Il manquait encore un roi à notre collection : Melchior, le roi mage qui offre l’or à l’enfant Jésus, selon certaines sources du moins, mais dont le nom désigne un alliage imitant l’argent. La forme de la lettre grecque khi diffère peu de celle de notre x et, en majuscule, ne s’en distingue pas. On peut ainsi adjoindre le mêle-ix-or ou mêle-χ-or à mêle-villes, mêle-îlots, mêle-années et mêle-Pô-Maine, et identifier Pérot à Melchior — le mage est lent — pour justifier à nouveau les treize rimes d’or de son rondeau : le faux or fait l’x. La tradition étant très vague sur le pays d’origine des rois mages, l’Ixtan est un bon candidat.

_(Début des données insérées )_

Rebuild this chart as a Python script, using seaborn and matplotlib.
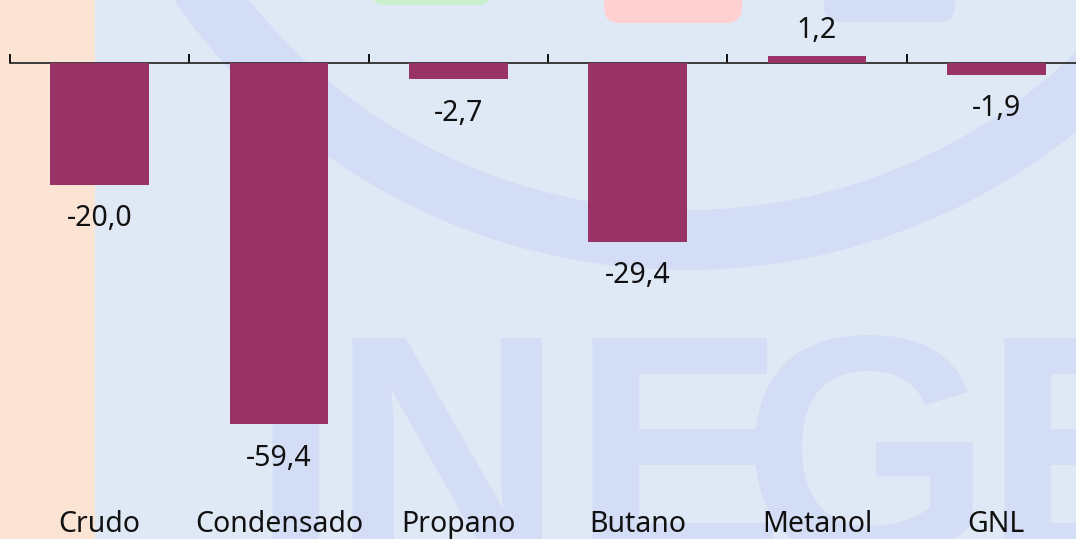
import matplotlib
matplotlib.use('Agg')
import matplotlib.pyplot as plt
import seaborn as sns
import pandas as pd
from matplotlib.patches import Rectangle, Wedge, FancyBboxPatch

# ---- data ----
categories = ['Crudo', 'Condensado', 'Propano', 'Butano', 'Metanol', 'GNL']
values = [-20.0, -59.4, -2.7, -29.4, 1.2, -1.9]
value_labels = ['-20,0', '-59,4', '-2,7', '-29,4', '1,2', '-1,9']

sns.set_theme(style='white')
plt.rcParams['font.family'] = ['Noto Sans', 'DejaVu Sans']

W, H = 1076, 539
fig = plt.figure(figsize=(W / 100, H / 100), dpi=100)
fig.patch.set_facecolor('#dee9f5')

BG_MARK = '#d4ddf6'

def inch(x_px, y_px_top):
    return (x_px / 100, (H - y_px_top) / 100)

# decorative background
fig.patches.append(Rectangle((0, 0), 95 / W, 1, transform=fig.transFigure,
                             facecolor='#fce4d5', edgecolor='none', zorder=-6))
fig.patches.append(Wedge(inch(686, -350), 6.2, 0, 360, width=0.6,
                         transform=fig.dpi_scale_trans, facecolor=BG_MARK,
                         edgecolor='none', zorder=-5))
for (x0, x1, y1, col) in [(370, 493, 5, '#c9f0cc'), (604, 742, 23, '#ffd0d0'),
                          (824, 955, 22, BG_MARK)]:
    fig.patches.append(FancyBboxPatch(inch(x0, y1), (x1 - x0) / 100, 0.6,
                                      boxstyle='round,pad=0,rounding_size=0.16',
                                      transform=fig.dpi_scale_trans,
                                      facecolor=col, edgecolor='none', zorder=-5))
for ch, x in [('I', 250), ('N', 331), ('E', 570), ('G', 742), ('E', 983)]:
    fig.text(x / W, 1 - 326 / H, ch, ha='left', va='top', fontsize=232,
             fontweight='bold', family='Liberation Sans', color=BG_MARK, zorder=-4)

# ---- chart ----
ax = fig.add_axes([10 / W, 1 - 500 / H, 1076 / W, 500 / H])
ax.set_facecolor('none')
df = pd.DataFrame({'cat': categories, 'val': values})
sns.barplot(data=df, x='cat', y='val', color='#993366', saturation=1,
            width=0.55, edgecolor='none', linewidth=0, ax=ax)

ppu = 6.08
ymax = 63 / ppu
ymin = -(500 - 63) / ppu
ax.set_ylim(ymin, ymax)
ax.set_xlim(-0.5, len(categories) - 0.5)

for s in ax.spines.values():
    s.set_visible(False)
ax.set_yticks([])
ax.set_xlabel('')
ax.set_ylabel('')
ax.tick_params(axis='x', length=0, pad=7.5, labelsize=20.5, labelcolor='#111111')

zero_frac = (0 - ymin) / (ymax - ymin)
sec = ax.secondary_xaxis(zero_frac)
sec.set_xticks([i - 0.5 for i in range(len(categories) + 1)],
               labels=[''] * (len(categories) + 1))
sec.spines['bottom'].set_color('black')
sec.spines['bottom'].set_linewidth(1.5)
sec.tick_params(axis='x', direction='out', length=6.5, width=1.3, color='black')

for patch, lab, v in zip(ax.containers[0], value_labels, values):
    xc = patch.get_x() + patch.get_width() / 2
    off = -30 if v < 0 else 12.5
    ax.annotate(lab, (xc, v), xytext=(0, off), textcoords='offset points',
                ha='center', va='baseline', fontsize=20.5, color='#111111')

fig.savefig('out.png', dpi=100, facecolor=fig.get_facecolor())
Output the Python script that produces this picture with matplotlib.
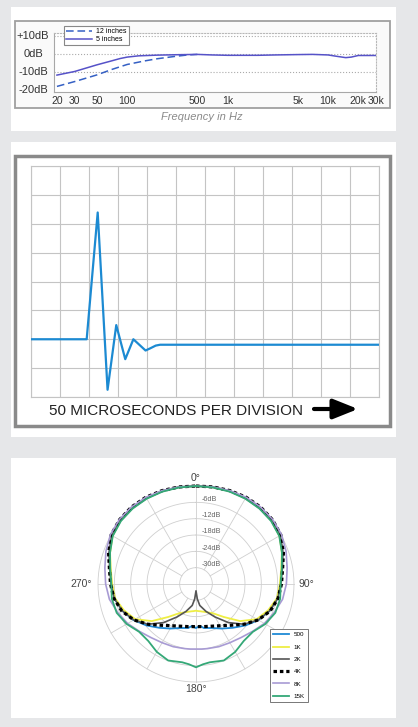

Quoi qu’il en soit, Pérot a eu largement le temps de passer partout et la «complète géographie» qui orne l’écu pourrait caractériser tout le document. On y trouve l’équateur (la ligne), une méridienne (la «soudure») et Jacques «exposa son parallèle». Les îles et îlots, apparents ou sous-jacents, réels ou imaginaires sont très nombreux ; ajoutons-y des caps, des détroits, un cran, une valleuse, une rade, une anse, peut-être un isthme, des fleuves et des villes. Reste à savoir si Roussel s’est limité à accumuler ces éléments ou s’il y a plus à découvrir, un itinéraire par exemple.

La conclusion du document : «Et le jeune retardataire eut enfin des maîtres» pose problème. Elle est apparemment justifiée par «l’article de la Ligue Antisuperstitieuse» qui convainc Migrel des méfaits de l’ignorance, mais nous avons surpris Boulien père en flagrant délit d’irrationnalisme et il faut changer d’explication. Si c’est le jeûne du vendredi saint que celui-ci a voulu associer à la découverte d’un trésor, le pauvre Jacques a dû être mis à la diète :

Et le jeûne retarda tes ruts en fin des mètres.

Le document s’achève sur un bel hommage au pouvoir évocateur des alexandrins de Mallarmé.